According to the National Coalition Against Domestic Violence, nearly one-third of women and more than one-quarter of men in California have experienced partner violence or stalking.
If you are one of these victims and are ready to divorce an abusive husband or wife, you should know how domestic violence affects the legal process. This information can help you prepare and protect yourself.
It can make custody battles particularly heated.
A parent with an abusive history may still have parental rights, including the right to custody and visitation. As such, these matters can be incredibly difficult if there are fears about a child’s safety and well-being with the abusive parent.
There are a few critical pieces of evidence that can protect your child from an abusive parent. This includes police reports, witness statements and any other documented evidence of abuse. This information can be crucial in establishing what is in the child’s best interests.
Mediation may not be an option.
Abuse does not have to be physical or sexual to create complications during divorce. Emotional and financial abuse can involve elements of manipulation and control that make it difficult – or impossible – to find fair, cooperative solutions to divorce-related matters.

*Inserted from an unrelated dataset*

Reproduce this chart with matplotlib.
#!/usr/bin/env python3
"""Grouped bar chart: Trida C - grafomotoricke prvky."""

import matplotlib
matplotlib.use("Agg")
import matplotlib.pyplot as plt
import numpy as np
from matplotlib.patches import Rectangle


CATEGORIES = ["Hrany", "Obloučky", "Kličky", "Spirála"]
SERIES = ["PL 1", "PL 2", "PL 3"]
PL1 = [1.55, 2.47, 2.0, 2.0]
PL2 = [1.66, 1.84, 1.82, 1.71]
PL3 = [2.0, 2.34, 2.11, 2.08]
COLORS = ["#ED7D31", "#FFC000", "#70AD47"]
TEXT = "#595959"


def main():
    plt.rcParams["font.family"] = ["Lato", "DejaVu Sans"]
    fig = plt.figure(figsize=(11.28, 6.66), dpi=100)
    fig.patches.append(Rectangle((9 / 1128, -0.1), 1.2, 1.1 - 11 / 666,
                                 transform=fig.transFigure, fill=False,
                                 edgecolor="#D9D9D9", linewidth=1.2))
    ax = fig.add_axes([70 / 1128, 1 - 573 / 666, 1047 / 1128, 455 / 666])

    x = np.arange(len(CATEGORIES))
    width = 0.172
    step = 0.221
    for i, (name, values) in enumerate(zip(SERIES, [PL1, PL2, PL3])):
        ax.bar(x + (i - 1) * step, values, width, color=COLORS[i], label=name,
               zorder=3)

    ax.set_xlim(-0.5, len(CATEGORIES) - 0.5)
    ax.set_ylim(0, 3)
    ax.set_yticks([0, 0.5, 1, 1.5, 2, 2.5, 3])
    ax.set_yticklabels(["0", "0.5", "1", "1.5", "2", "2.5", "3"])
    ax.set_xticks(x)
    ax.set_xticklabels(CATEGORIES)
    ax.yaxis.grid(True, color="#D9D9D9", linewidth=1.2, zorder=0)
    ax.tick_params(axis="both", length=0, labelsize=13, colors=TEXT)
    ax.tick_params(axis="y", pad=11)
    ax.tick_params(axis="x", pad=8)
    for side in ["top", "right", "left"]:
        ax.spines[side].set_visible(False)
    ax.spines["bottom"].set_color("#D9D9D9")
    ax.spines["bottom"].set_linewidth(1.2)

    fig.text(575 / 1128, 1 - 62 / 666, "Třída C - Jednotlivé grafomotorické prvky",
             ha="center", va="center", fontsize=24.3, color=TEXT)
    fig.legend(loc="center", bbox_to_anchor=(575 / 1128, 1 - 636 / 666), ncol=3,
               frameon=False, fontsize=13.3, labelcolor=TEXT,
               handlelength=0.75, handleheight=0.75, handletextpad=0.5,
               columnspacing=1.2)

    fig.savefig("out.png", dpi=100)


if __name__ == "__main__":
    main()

As such, mediation may not be an option when one party is domineering, controlling or distrustful. Of course, a mediator and your attorney can help a great deal in negotiating some matters with someone who can be like this. However, when such behaviors traits are to the level of abuse, court intervention may be the only way to obtain a fair outcome.
Victims may need extra protection.
If your safety is in danger when you are divorcing an abusive spouse, know that there are protections that you can put in place to keep your soon-to-be ex away.
One option is a restraining order. These orders legally prevent a party from coming near you. The court can also order that the restrained party surrender firearms, move out of your house, and stay away from your child’s school (if they are a protected party). Other options can be discussed confidentially with an attorney.
Ending any marriage is complicated; ending a marriage that involves an abusive or a violent party can be especially frightening and sensitive. As such, it is important to consult an attorney to discuss ways to protect yourself, your family and your future.